Le débat sur l'euthanasie rebondit de plus belle en France à la suite de l'arrestation d'un médecin urgentiste accusé d'avoir précipité par injection létale la mort d'au moins quatre personnes âgées.

Nicolas Bonnemaison, un praticien de 50 ans qui travaillait depuis plusieurs années dans un établissement de Bayonne, dans le sud de la France, a été mis en liberté vendredi après avoir pris connaissance des chefs d'accusation déposés à son encontre. Il ne peut exercer tant que les procédures suivront leur cours.

Le parquet lui reproche d'avoir «empoisonné par administration de substances» des personnes rendues «particulièrement vulnérables» par leur état de santé. Ses actions auraient été dénoncées par des collègues après la mort suspecte en août d'une femme de 93 ans qui devait être transférée vers un centre de soins palliatifs.
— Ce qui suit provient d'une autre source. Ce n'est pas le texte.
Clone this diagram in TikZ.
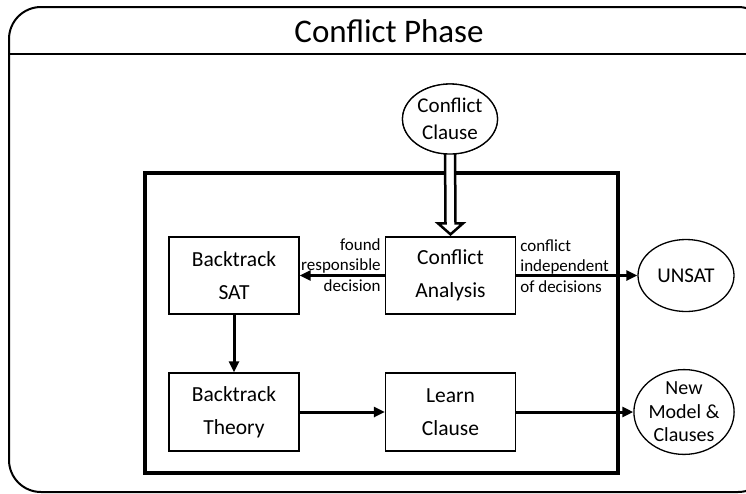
\documentclass[tikz,border=0pt]{standalone}
\usepackage{fontspec}
\setmainfont{Carlito}
\usetikzlibrary{arrows.meta,calc,shapes.geometric}
\begin{document}
\begin{tikzpicture}[x=1pt,y=-1pt,
  stepbox/.style={draw,line width=1.3pt,minimum width=130pt,minimum height=77pt,inner sep=0pt,align=center,font=\fontsize{21.5}{33}\selectfont},
  oval/.style={draw,ellipse,line width=1.3pt,fill=white,inner sep=0pt,align=center,font=\fontsize{21}{25}\selectfont},
  flow/.style={line width=3pt,-{Triangle[length=11pt,width=10pt]}},
  lbl/.style={inner sep=0pt,font=\fontsize{17}{20.5}\selectfont},
  hollow/.style={line width=2.5pt,fill=white,line join=miter}]
\useasboundingbox (0,0) rectangle (746,493);
\clip (0,0) rectangle (746,493);
% outer frame
\draw[line width=2pt,rounded corners=32pt] (9,7) rectangle (770,492);
\coordinate (dl) at (9,54);
\coordinate (dr) at (770,54);
\draw[line width=2pt] (dl) -- (dr);
\node[inner sep=0pt,font=\fontsize{33}{36}\selectfont] (title) at (389,31) {Conflict Phase};
% inner frame
\draw[line width=3.5pt] (145,173) rectangle (618,473);
% boxes
\node[stepbox] (bs) at (234,275.5) {Backtrack\\SAT};
\node[stepbox] (ca) at (450.5,275.5) {Conflict\\Analysis};
\node[stepbox,minimum height=78pt] (bt) at (234,412) {Backtrack\\Theory};
\node[stepbox,minimum height=78pt] (lc) at (450.5,412) {Learn\\Clause};
% ellipses
\node[oval,minimum width=95pt,minimum height=70pt,font=\fontsize{21}{27}\selectfont] (cc) at (450,119) {Conflict\\Clause};
\node[oval,minimum width=96pt,minimum height=72pt] (un) at (686,275.5) {UNSAT};
\node[oval,minimum width=96pt,minimum height=76pt,font=\fontsize{20}{23.5}\selectfont] (nm) at (684,412) {New\\Model \&\\Clauses};
% hollow double arrow
\coordinate (dt) at ($(cc.south)+(0,-6)$);
\coordinate (db) at ($(ca.north)+(0,-2)$);
\draw[hollow] ($(dt)+(-5,0)$) -- ($(db)+(-5,-11)$) -- ($(db)+(-12.5,-11)$) -- (db)
  -- ($(db)+(12.5,-11)$) -- ($(db)+(5,-11)$) -- ($(dt)+(5,0)$);
\node[oval,minimum width=95pt,minimum height=70pt,font=\fontsize{21}{27}\selectfont] at (cc) {Conflict\\Clause};
% connectors
\draw[flow] (ca.west) -- (bs.east);
\draw[flow] (ca.east) -- (un.west);
\draw[flow] (bs.south) -- (bt.north);
\draw[flow] (bt.east) -- (lc.west);
\draw[flow] (lc.east) -- (nm.west);
% labels
\node[lbl,align=right,anchor=east] (lf) at ($(ca.west)+(-4,-10.5)$) {found\\responsible\\decision};
\node[lbl,align=left,anchor=west] (li) at ($(ca.east)+(4,-9.5)$) {conflict\\independent\\of decisions};
\end{tikzpicture}
\end{document}
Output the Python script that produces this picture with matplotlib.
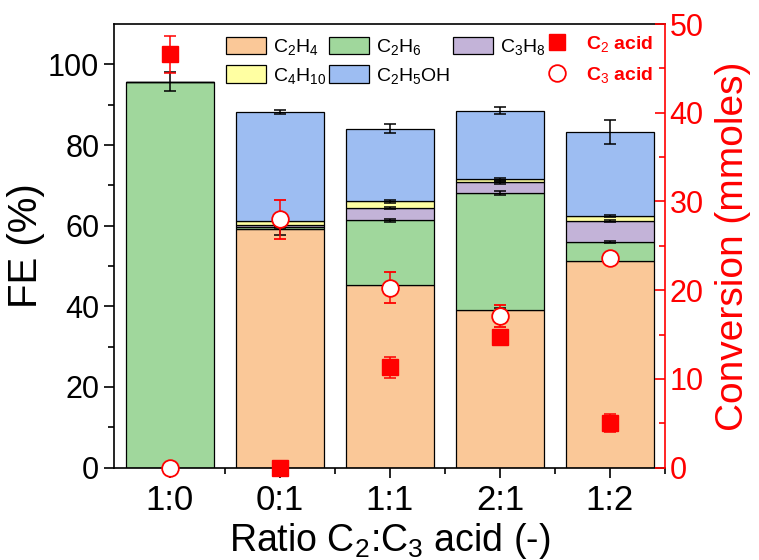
import numpy as np
import matplotlib
matplotlib.use("Agg")
import matplotlib.pyplot as plt
from matplotlib.patches import Patch
from matplotlib.lines import Line2D

plt.rcParams['font.family'] = ['Liberation Sans', 'DejaVu Sans']
plt.rcParams['mathtext.fontset'] = 'custom'
plt.rcParams['mathtext.rm'] = 'Liberation Sans'
plt.rcParams['mathtext.it'] = 'Liberation Sans'
plt.rcParams['mathtext.bf'] = 'Liberation Sans:bold'

# Feed ratio C2:C3 acid
ratios = ['1:0', '0:1', '1:1', '2:1', '1:2']

# Faradaic efficiency (%) of each product, stacked bottom to top
fe_c2h4 = [0.0, 59.2, 45.3, 39.1, 51.3]
fe_c2h6 = [95.7, 0.5, 16.0, 29.0, 4.7]
fe_c3h8 = [0.0, 0.5, 3.1, 2.7, 5.1]
fe_c4h10 = [0.0, 1.0, 1.6, 0.7, 1.3]
fe_c2h5oh = [0.0, 27.1, 18.1, 17.0, 20.9]

err_c2h4 = [0.0, 1.5, 0.5, 0.5, 0.3]
err_c2h6 = [2.3, 0.2, 0.4, 0.6, 0.3]
err_c3h8 = [0.0, 0.2, 0.3, 0.4, 0.3]
err_c4h10 = [0.0, 0.2, 0.3, 0.3, 0.3]
err_c2h5oh = [0.0, 0.5, 1.0, 0.9, 3.0]

# Acid conversion (mmoles)
conv_c2 = [46.6, 0.0, 11.3, 14.7, 5.0]
conv_c2_err = [2.1, 0.0, 1.15, 0.6, 1.0]
conv_c3 = [0.0, 28.0, 20.3, 17.1, 23.6]
conv_c3_err = [0.0, 2.2, 1.8, 1.2, 0.5]

labels = [r'C$_2$H$_4$', r'C$_2$H$_6$', r'C$_3$H$_8$', r'C$_4$H$_{10}$', r'C$_2$H$_5$OH']
colors = ['#FAC898', '#A0D79C', '#C3B3D8', '#FFFFA2', '#9DBDF2']
series = [fe_c2h4, fe_c2h6, fe_c3h8, fe_c4h10, fe_c2h5oh]
errors = [err_c2h4, err_c2h6, err_c3h8, err_c4h10, err_c2h5oh]

fig = plt.figure(figsize=(7.59, 5.6), dpi=100)
ax = fig.add_axes([0.150, 0.165, 0.726, 0.792])
x = np.arange(len(ratios))
width = 0.8

bottom = np.zeros(len(ratios))
for vals, errs, col in zip(series, errors, colors):
    vals = np.array(vals)
    ax.bar(x, vals, width, bottom=bottom, color=col, edgecolor='black',
           linewidth=0.9, zorder=2)
    top = bottom + vals
    errs = np.array(errs)
    m = errs > 0
    ax.errorbar(x[m], top[m], yerr=errs[m], fmt='none', ecolor='black',
                elinewidth=1.1, capsize=4, capthick=1.1, zorder=3)
    bottom = top

ax.set_xlim(-0.51, 4.5)
ax.set_ylim(0, 110)
ax.set_yticks(np.arange(0, 101, 20))
ax.set_yticks(np.arange(10, 110, 20), minor=True)
ax.set_xticks(x)
ax.set_xticks(list(x[:-1] + 0.5) + [4.5], minor=True)
ax.set_xticklabels(ratios)
ax.tick_params(axis='both', which='major', length=7, width=1.2, direction='out')
ax.tick_params(axis='y', which='major', labelsize=22)
ax.tick_params(axis='x', which='major', labelsize=25, pad=5)
ax.tick_params(axis='both', which='minor', length=4, width=1.2, direction='out')
ax.set_ylabel('FE (%)', fontsize=29, labelpad=2)
ax.set_xlabel(r'Ratio C$_2$:C$_3$ acid (-)', fontsize=27, labelpad=3)
for s in ax.spines.values():
    s.set_linewidth(1.2)
ax.spines['right'].set_visible(False)

ax2 = ax.twinx()
ax2.set_ylim(0, 50)
ax2.set_yticks(np.arange(0, 51, 10))
ax2.set_yticks(np.arange(5, 50, 10), minor=True)
red = '#FF0000'
ax2.errorbar(x, conv_c2, yerr=conv_c2_err, fmt='s', color=red, ms=11,
             mec=red, mfc=red, elinewidth=1.1, capsize=4, capthick=1.1,
             zorder=4, clip_on=False)
ax2.errorbar(x, conv_c3, yerr=conv_c3_err, fmt='o', color=red, ms=12,
             mec=red, mfc='white', mew=1.3, elinewidth=1.1, capsize=4,
             capthick=1.1, zorder=5, clip_on=False)
ax2.spines['right'].set_color(red)
ax2.spines['right'].set_linewidth(1.2)
for side in ['left', 'top', 'bottom']:
    ax2.spines[side].set_visible(False)
ax2.tick_params(axis='y', which='major', colors=red, labelsize=22, length=7,
                width=1.2, direction='in')
ax2.tick_params(axis='y', which='minor', colors=red, length=4, width=1.2,
                direction='in')
ax2.set_ylabel('Conversion (mmoles)', fontsize=28, color=red, labelpad=8)

# Product legend
handles = [Patch(facecolor=c, edgecolor='black', linewidth=0.9) for c in colors]
order = [0, 3, 1, 4, 2]
leg1 = ax2.legend([handles[i] for i in order], [labels[i] for i in order],
                  ncol=3, loc='upper left', bbox_to_anchor=(0.298, 0.934),
                  bbox_transform=fig.transFigure, frameon=False, fontsize=14,
                  handlelength=2.05, handleheight=1.0, handletextpad=0.35,
                  columnspacing=0.15, labelspacing=0.42, borderpad=0.0,
                  borderaxespad=0.0)
ax2.add_artist(leg1)

# Acid conversion legend
acid_handles = [
    Line2D([], [], marker='s', ls='none', color=red, ms=11),
    Line2D([], [], marker='o', ls='none', mec=red, mfc='white', mew=1.3, ms=12),
]
leg2 = ax2.legend(acid_handles, [r'C$_2$ acid', r'C$_3$ acid'], loc='upper left',
                  bbox_to_anchor=(0.708, 0.939), bbox_transform=fig.transFigure,
                  frameon=False, handletextpad=0.5, labelspacing=0.55,
                  borderpad=0.0, borderaxespad=0.0,
                  prop={'weight': 'bold', 'size': 14})
for t in leg2.get_texts():
    t.set_color(red)

fig.savefig('out.png', dpi=100)
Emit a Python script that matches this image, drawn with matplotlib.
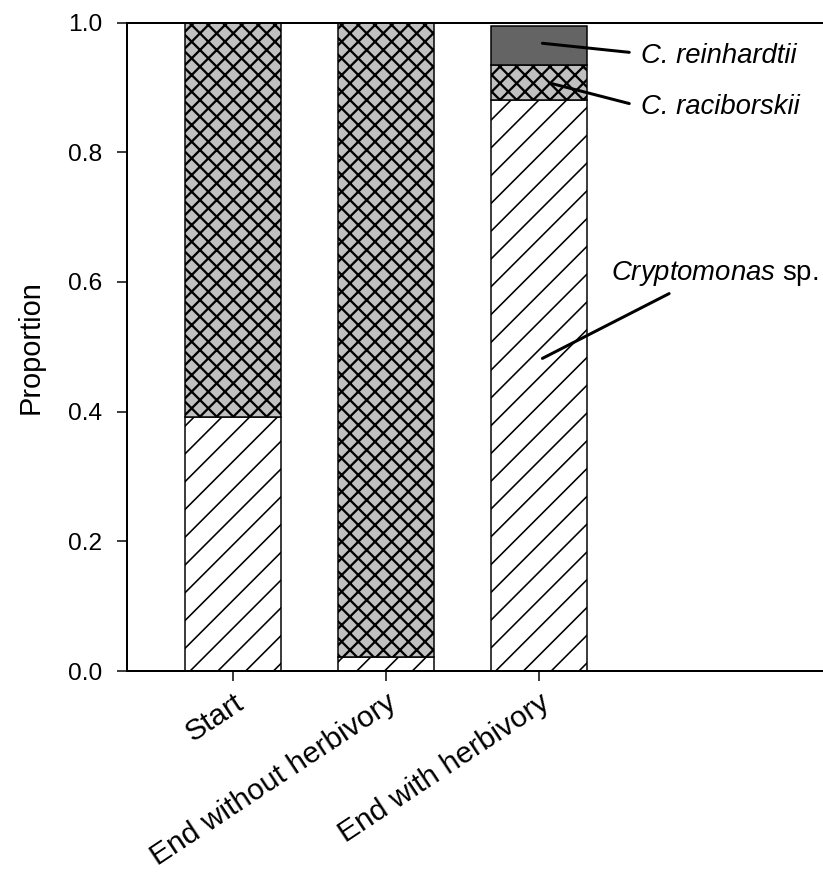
import matplotlib
matplotlib.use("Agg")
import matplotlib.pyplot as plt
import matplotlib.transforms as mtransforms

# data
groups = ["Start", "End without herbivory", "End with herbivory"]
cryptomonas = [0.392, 0.021, 0.881]
raciborskii = [0.608, 0.979, 0.053]
reinhardtii = [0.0, 0.0, 0.061]

# dpi picked so the hatch spacing matches the original
DPI = 250
W, H = 823, 883


def pt(px):
    return px * 72.0 / DPI


plt.rcParams["font.family"] = ["Liberation Sans", "DejaVu Sans"]
plt.rcParams["mathtext.fontset"] = "custom"
plt.rcParams["mathtext.it"] = "Liberation Sans:italic"
plt.rcParams["mathtext.rm"] = "Liberation Sans"
plt.rcParams["hatch.linewidth"] = pt(1.6)

fig = plt.figure(figsize=(W / DPI, H / DPI), dpi=DPI)
ax = fig.add_axes([127 / W, (H - 671) / H, 1 - 127 / W, (671 - 22.5) / H])

x = list(range(len(groups)))
width = 0.627
edge_lw = pt(1.5)

b1 = ax.bar(x, cryptomonas, width, color="white", edgecolor="black",
            hatch="///", linewidth=edge_lw)
b2 = ax.bar(x, raciborskii, width, bottom=cryptomonas, color="#c0c0c0",
            edgecolor="black", hatch="xxxxx", linewidth=edge_lw)
bottom3 = [a + b for a, b in zip(cryptomonas, raciborskii)]
b3 = ax.bar(x, reinhardtii, width, bottom=bottom3, color="#646464",
            edgecolor="black", linewidth=edge_lw)
for p in b2:
    if hasattr(p, "set_hatch_linewidth"):
        p.set_hatch_linewidth(pt(2.3))

ax.set_xlim(-0.696, 3.86)
ax.set_ylim(0, 1.0)
ax.set_yticks([0.0, 0.2, 0.4, 0.6, 0.8, 1.0])
ax.set_yticklabels(["0.0", "0.2", "0.4", "0.6", "0.8", "1.0"])
ax.set_xticks(x)
ax.set_xticklabels(groups, rotation=33.5, ha="right", va="top",
                   rotation_mode="anchor", fontsize=pt(30))
offset = mtransforms.ScaledTranslation(pt(12) / 72, -pt(4) / 72, fig.dpi_scale_trans)
for lab in ax.get_xticklabels():
    lab.set_transform(lab.get_transform() + offset)

ax.tick_params(axis="both", direction="out", length=pt(10), width=pt(1.5),
               pad=pt(8), colors="black")
ax.tick_params(axis="y", labelsize=pt(24.5), pad=pt(15))
ax.spines["right"].set_visible(False)
for s in ["left", "bottom", "top"]:
    ax.spines[s].set_linewidth(pt(2))

ax.set_ylabel("Proportion", fontsize=pt(29), labelpad=pt(23))

# species labels with leader lines
line_kw = dict(arrowstyle="-", lw=pt(3), color="black", shrinkA=0, shrinkB=0)
lab_size = pt(27.5)
ax.annotate("", xy=(2.023, 0.968), xytext=(2.592, 0.954), arrowprops=line_kw)
ax.text(2.67, 0.949, "C. reinhardtii", fontsize=lab_size, style="italic",
        va="center", ha="left")
ax.annotate("", xy=(2.082, 0.906), xytext=(2.592, 0.875), arrowprops=line_kw)
ax.text(2.67, 0.869, "C. raciborskii", fontsize=lab_size, style="italic",
        va="center", ha="left")
ax.annotate("", xy=(2.023, 0.482), xytext=(2.853, 0.582), arrowprops=line_kw)
ax.text(2.47, 0.613, r"$\mathit{Cryptomonas}$ sp.", fontsize=lab_size,
        va="center", ha="left")

fig.savefig("out.png", dpi=DPI)
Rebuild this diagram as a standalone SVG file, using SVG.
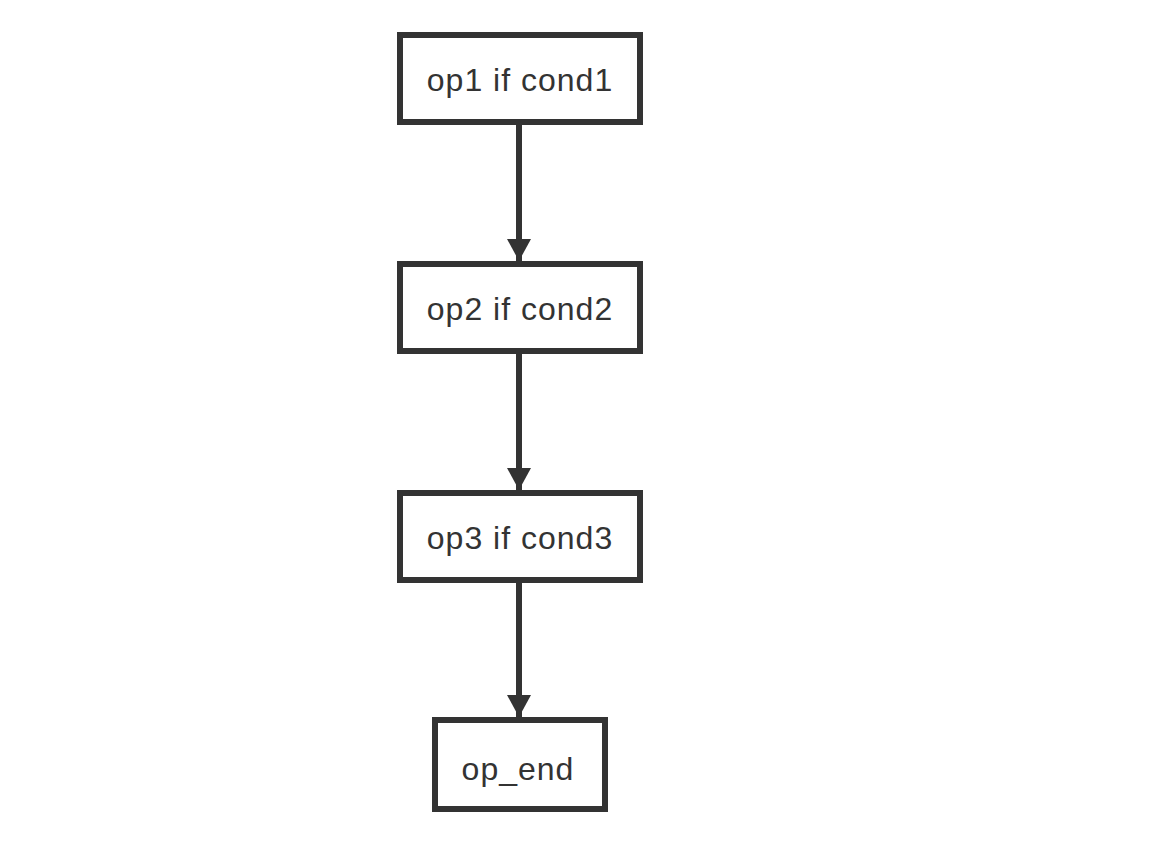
<svg xmlns="http://www.w3.org/2000/svg" width="1166" height="856" viewBox="0 0 1166 856">
<style>
.box{fill:#fff;stroke:#333;stroke-width:6}
.lbl{font-family:"Liberation Sans",Arial,sans-serif;font-size:32px;fill:#333;text-anchor:middle;letter-spacing:1px}
.edge{stroke:#333;stroke-width:6;fill:none}
</style>
<defs>
<marker id="arr" markerUnits="userSpaceOnUse" markerWidth="24" markerHeight="24" refX="22" refY="12" orient="auto">
<path d="M0,0 L22,12 L0,24 Z" fill="#333"/>
</marker>
</defs>
<rect width="1166" height="856" fill="#fff"/>
<g id="connectors">
<line class="edge" x1="519" y1="125" x2="519" y2="261" marker-end="url(#arr)"/>
<line class="edge" x1="519" y1="354" x2="519" y2="490" marker-end="url(#arr)"/>
<line class="edge" x1="519" y1="583" x2="519" y2="717" marker-end="url(#arr)"/>
</g>
<g id="n1"><rect class="box" x="400" y="35" width="240" height="87"/><text class="lbl" x="520" y="91">op1 if cond1</text></g>
<g id="n2"><rect class="box" x="400" y="264" width="240" height="87"/><text class="lbl" x="520" y="320">op2 if cond2</text></g>
<g id="n3"><rect class="box" x="400" y="493" width="240" height="87"/><text class="lbl" x="520" y="549">op3 if cond3</text></g>
<g id="n4"><rect class="box" x="435" y="720" width="170" height="89"/><text class="lbl" x="518" y="780">op_end</text></g>
</svg>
Lors de l'audience tenue la semaine dernière, le procureur adjoint au dossier a indiqué que le médecin avait évoqué des «raisons morales et de compassion» pour expliquer son action.

L'avocat du Dr Bonnemaison affirme que son client a voulu «abréger les souffrances de personnes qui allaient mourir dans les minutes suivantes». «Il ne regrette pas son geste et a préféré prendre le problème [de l'euthanasie] à bras-le-corps», a déclaré Arnaud Dupin.

Légalisation: pour et contre

Plus de 10 000 personnes ont signé en quelques jours une pétition pour manifester leur «soutien inconditionnel» à l'accusé. L'évêque de Bayonne, Marc Gillet, a, en revanche, décrié son action en relevant qu'un médecin «ne peut s'arroger le droit de supprimer un patient [...] au nom d'une compassion mal comprise».

La loi en vigueur en France depuis 2005 décourage l'acharnement thérapeutique mais ne permet pas l'euthanasie active, c'est-à-dire que le personnel soignant ne peut pas agir volontairement dans le but de précipiter la mort du patient.

Le président de l'Association pour le droit de mourir dans la dignité (ADMD), Jean-Luc Romero, pense que l'affaire de Bayonne témoigne de la nécessité d'une loi légalisant l'euthanasie.

«Aujourd'hui, même s'il y a volonté du patient, le soignant risque la Cour d'assises, ce qui est scandaleux», affirme M. Romero, qui s'abstient de porter un jugement définitif sur le cas du Dr Bonnemaison en l'absence d'informations claires sur la volonté des patients concernés.

L'association entend tenir au cours des prochains mois plusieurs rencontres régionales sur le thème de l'euthanasie, qui se termineront à Paris par la tenue d'une réunion publique à laquelle seront conviés les candidats à l'élection présidentielle, qui doit avoir lieu l'année prochaine. Selon lui, la population est largement favorable à la légalisation de l'euthanasie, mais le gouvernement se fait tirer l'oreille.

Le Dr Jean Rottner, qui est chargé de la médecine d'urgence et des soins aux personnes au sein du parti de la majorité, pense que l'euthanasie active constitue une pratique «inacceptable» en France. Il n'a pas exclu cependant hier sur les ondes d'Europe 1 que des modifications puissent être apportées à la loi.

Un long débat

La question de l'euthanasie a fait couler beaucoup d'encre dans le pays depuis 10 ans. Le cas de Vincent Humbert, un tétraplégique mort d'une injection létale en 2003, avait suscité un vaste débat. Il a été relancé en 2008 par la démarche d'une enseignante de 53 ans souffrant d'une rare tumeur au visage qui avait saisi en vain les tribunaux pour obtenir le droit de recevoir une injection létale.

Un groupe de médecins et d'infirmières avait par ailleurs diffusé avant le premier tour de l'élection présidentielle de 2007 un long manifeste en faveur de l'euthanasie active.

L'instigateur du manifeste, Bernard Senet, un médecin retraité qui affirme avoir aidé des dizaines de patients à écourter leurs jours, pense qu'une révision de la loi s'impose plus que jamais.

Le personnel soignant est généralement acquis à la cause, selon lui. «En quatre ans, le corps médical a largement légalisé [l'euthanasie active] dans sa tête», a déclaré hier le praticien, qui milite au sein de l'ADMD.